Into the Unknown Unknowns: Engaged Human Learning through Participation in Language Model Agent Conversations
Yucheng Jiang, Yijia Shao, Dekun Ma, Sina J. Semnani, Monica S. Lam
TL;DR
This work introduces Co-STORM, a collaborative discourse framework where a user-guided roundtable of LM agents—plus a moderator—participates in information seeking to surface unknown unknowns. A dynamic mind map tracks discourse and organizes retrieved content into a curated, cited report, enabling serendipitous discovery beyond one-shot QA. The authors construct WildSeek, a real-world dataset of topic-goal pairs to evaluate complex information seeking, and demonstrate that Co-STORM outperforms RAG chatbots and STORM-based baselines in both automatic and human evaluations, with users preferring it for deeper, more engaging exploration. Limitations include user-tailored knowledge pacing, discourse customization, multilingual support, and latency, suggesting avenues for future enhancements and broader applicability in learning and decision-making tasks.
Abstract
While language model (LM)-powered chatbots and generative search engines excel at answering concrete queries, discovering information in the terrain of unknown unknowns remains challenging for users. To emulate the common educational scenario where children/students learn by listening to and participating in conversations of their parents/teachers, we create Collaborative STORM (Co-STORM).

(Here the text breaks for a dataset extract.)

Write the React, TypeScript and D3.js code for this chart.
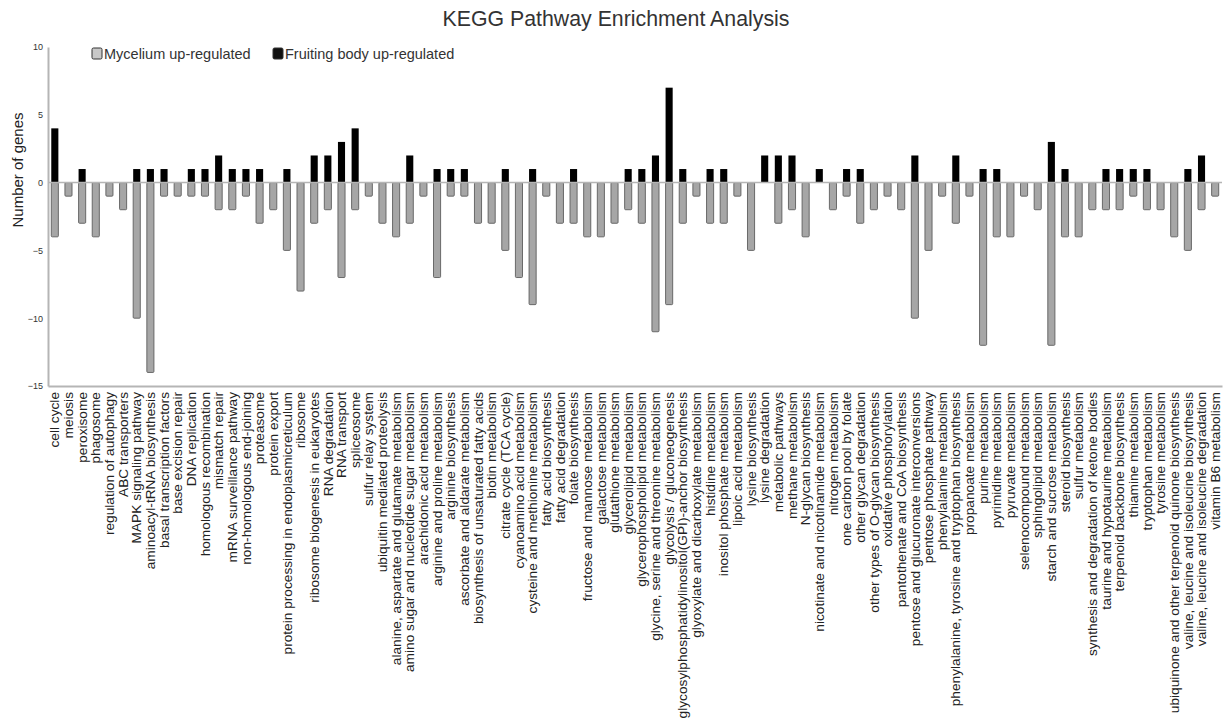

Unlike QA systems that require users to ask all the questions, Co-STORM lets users observe and occasionally steer the discourse among several LM agents. The agents ask questions on the user's behalf, allowing the user to discover unknown unknowns serendipitously. To facilitate user interaction, Co-STORM assists users in tracking the discourse by organizing the uncovered information into a dynamic mind map, ultimately generating a comprehensive report as takeaways. For automatic evaluation, we construct the WildSeek dataset by collecting real information-seeking records with user goals. Co-STORM outperforms baseline methods on both discourse trace and report quality. In a further human evaluation, 70% of participants prefer Co-STORM over a search engine, and 78% favor it over a RAG chatbot.